__WORK TO BE COMPLETED__
Output the material beneath exactly, leaving nothing out.

__INFORMATION SUPPLIED__

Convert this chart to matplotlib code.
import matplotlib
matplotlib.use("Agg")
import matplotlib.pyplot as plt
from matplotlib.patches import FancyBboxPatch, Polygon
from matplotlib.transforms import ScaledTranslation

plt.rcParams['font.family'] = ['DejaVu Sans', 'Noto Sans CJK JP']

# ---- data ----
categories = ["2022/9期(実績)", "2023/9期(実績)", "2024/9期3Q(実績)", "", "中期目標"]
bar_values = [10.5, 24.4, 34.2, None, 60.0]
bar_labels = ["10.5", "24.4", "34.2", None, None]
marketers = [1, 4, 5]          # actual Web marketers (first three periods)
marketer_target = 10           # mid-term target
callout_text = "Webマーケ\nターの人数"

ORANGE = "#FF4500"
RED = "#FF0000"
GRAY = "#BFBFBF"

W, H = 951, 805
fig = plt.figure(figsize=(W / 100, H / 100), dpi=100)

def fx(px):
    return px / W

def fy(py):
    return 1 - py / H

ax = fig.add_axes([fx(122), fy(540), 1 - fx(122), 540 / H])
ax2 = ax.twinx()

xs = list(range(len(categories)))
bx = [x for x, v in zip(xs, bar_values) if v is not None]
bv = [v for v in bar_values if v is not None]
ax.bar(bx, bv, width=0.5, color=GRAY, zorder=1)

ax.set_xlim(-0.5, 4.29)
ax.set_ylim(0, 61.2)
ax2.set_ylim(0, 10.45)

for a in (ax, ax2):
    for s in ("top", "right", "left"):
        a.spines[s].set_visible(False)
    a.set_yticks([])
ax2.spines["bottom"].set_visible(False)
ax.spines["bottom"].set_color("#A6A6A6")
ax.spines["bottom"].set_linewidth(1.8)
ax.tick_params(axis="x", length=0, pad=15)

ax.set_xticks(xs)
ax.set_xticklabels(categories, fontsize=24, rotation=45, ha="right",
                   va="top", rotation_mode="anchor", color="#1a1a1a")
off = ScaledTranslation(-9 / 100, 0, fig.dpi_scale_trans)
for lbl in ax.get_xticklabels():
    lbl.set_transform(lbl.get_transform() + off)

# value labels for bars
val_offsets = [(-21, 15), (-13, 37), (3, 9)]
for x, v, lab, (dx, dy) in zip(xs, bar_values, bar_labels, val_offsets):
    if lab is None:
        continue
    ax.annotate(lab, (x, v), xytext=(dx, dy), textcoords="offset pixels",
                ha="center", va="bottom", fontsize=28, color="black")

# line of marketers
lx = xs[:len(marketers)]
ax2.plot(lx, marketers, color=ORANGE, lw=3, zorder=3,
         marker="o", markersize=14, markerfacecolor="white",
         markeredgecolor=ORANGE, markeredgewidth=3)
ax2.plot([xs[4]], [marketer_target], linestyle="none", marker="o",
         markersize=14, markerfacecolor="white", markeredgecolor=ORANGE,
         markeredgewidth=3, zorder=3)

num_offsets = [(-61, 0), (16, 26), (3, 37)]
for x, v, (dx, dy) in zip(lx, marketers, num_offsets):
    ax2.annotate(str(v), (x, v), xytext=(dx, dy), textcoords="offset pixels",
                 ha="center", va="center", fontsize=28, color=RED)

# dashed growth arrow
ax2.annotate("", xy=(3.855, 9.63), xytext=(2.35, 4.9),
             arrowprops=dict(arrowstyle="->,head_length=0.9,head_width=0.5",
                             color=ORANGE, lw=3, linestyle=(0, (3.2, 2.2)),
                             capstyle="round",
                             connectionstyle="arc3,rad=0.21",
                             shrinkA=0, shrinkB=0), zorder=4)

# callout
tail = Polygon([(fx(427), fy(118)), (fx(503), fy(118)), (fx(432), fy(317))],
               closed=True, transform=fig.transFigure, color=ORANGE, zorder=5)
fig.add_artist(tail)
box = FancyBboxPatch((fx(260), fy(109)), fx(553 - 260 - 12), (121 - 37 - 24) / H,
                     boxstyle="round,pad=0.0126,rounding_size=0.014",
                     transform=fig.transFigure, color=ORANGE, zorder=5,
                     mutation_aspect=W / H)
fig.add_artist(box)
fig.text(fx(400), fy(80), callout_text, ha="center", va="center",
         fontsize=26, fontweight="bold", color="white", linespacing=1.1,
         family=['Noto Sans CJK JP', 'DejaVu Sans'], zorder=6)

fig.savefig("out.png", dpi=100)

__SOLVED PROBLEM__
Convert this chart to matplotlib code.
import matplotlib
matplotlib.use("Agg")
import matplotlib.pyplot as plt
from matplotlib.patches import FancyBboxPatch, Polygon
from matplotlib.transforms import ScaledTranslation

plt.rcParams['font.family'] = ['DejaVu Sans', 'Noto Sans CJK JP']

# ---- data ----
categories = ["2022/9期(実績)", "2023/9期(実績)", "2024/9期3Q(実績)", "", "中期目標"]
bar_values = [10.5, 24.4, 34.2, None, 60.0]
bar_labels = ["10.5", "24.4", "34.2", None, None]
marketers = [1, 4, 5]          # actual Web marketers (first three periods)
marketer_target = 10           # mid-term target
callout_text = "Webマーケ\nターの人数"

ORANGE = "#FF4500"
RED = "#FF0000"
GRAY = "#BFBFBF"

W, H = 951, 805
fig = plt.figure(figsize=(W / 100, H / 100), dpi=100)

def fx(px):
    return px / W

def fy(py):
    return 1 - py / H

ax = fig.add_axes([fx(122), fy(540), 1 - fx(122), 540 / H])
ax2 = ax.twinx()

xs = list(range(len(categories)))
bx = [x for x, v in zip(xs, bar_values) if v is not None]
bv = [v for v in bar_values if v is not None]
ax.bar(bx, bv, width=0.5, color=GRAY, zorder=1)

ax.set_xlim(-0.5, 4.29)
ax.set_ylim(0, 61.2)
ax2.set_ylim(0, 10.45)

for a in (ax, ax2):
    for s in ("top", "right", "left"):
        a.spines[s].set_visible(False)
    a.set_yticks([])
ax2.spines["bottom"].set_visible(False)
ax.spines["bottom"].set_color("#A6A6A6")
ax.spines["bottom"].set_linewidth(1.8)
ax.tick_params(axis="x", length=0, pad=15)

ax.set_xticks(xs)
ax.set_xticklabels(categories, fontsize=24, rotation=45, ha="right",
                   va="top", rotation_mode="anchor", color="#1a1a1a")
off = ScaledTranslation(-9 / 100, 0, fig.dpi_scale_trans)
for lbl in ax.get_xticklabels():
    lbl.set_transform(lbl.get_transform() + off)

# value labels for bars
val_offsets = [(-21, 15), (-13, 37), (3, 9)]
for x, v, lab, (dx, dy) in zip(xs, bar_values, bar_labels, val_offsets):
    if lab is None:
        continue
    ax.annotate(lab, (x, v), xytext=(dx, dy), textcoords="offset pixels",
                ha="center", va="bottom", fontsize=28, color="black")

# line of marketers
lx = xs[:len(marketers)]
ax2.plot(lx, marketers, color=ORANGE, lw=3, zorder=3,
         marker="o", markersize=14, markerfacecolor="white",
         markeredgecolor=ORANGE, markeredgewidth=3)
ax2.plot([xs[4]], [marketer_target], linestyle="none", marker="o",
         markersize=14, markerfacecolor="white", markeredgecolor=ORANGE,
         markeredgewidth=3, zorder=3)

num_offsets = [(-61, 0), (16, 26), (3, 37)]
for x, v, (dx, dy) in zip(lx, marketers, num_offsets):
    ax2.annotate(str(v), (x, v), xytext=(dx, dy), textcoords="offset pixels",
                 ha="center", va="center", fontsize=28, color=RED)

# dashed growth arrow
ax2.annotate("", xy=(3.855, 9.63), xytext=(2.35, 4.9),
             arrowprops=dict(arrowstyle="->,head_length=0.9,head_width=0.5",
                             color=ORANGE, lw=3, linestyle=(0, (3.2, 2.2)),
                             capstyle="round",
                             connectionstyle="arc3,rad=0.21",
                             shrinkA=0, shrinkB=0), zorder=4)

# callout
tail = Polygon([(fx(427), fy(118)), (fx(503), fy(118)), (fx(432), fy(317))],
               closed=True, transform=fig.transFigure, color=ORANGE, zorder=5)
fig.add_artist(tail)
box = FancyBboxPatch((fx(260), fy(109)), fx(553 - 260 - 12), (121 - 37 - 24) / H,
                     boxstyle="round,pad=0.0126,rounding_size=0.014",
                     transform=fig.transFigure, color=ORANGE, zorder=5,
                     mutation_aspect=W / H)
fig.add_artist(box)
fig.text(fx(400), fy(80), callout_text, ha="center", va="center",
         fontsize=26, fontweight="bold", color="white", linespacing=1.1,
         family=['Noto Sans CJK JP', 'DejaVu Sans'], zorder=6)

fig.savefig("out.png", dpi=100)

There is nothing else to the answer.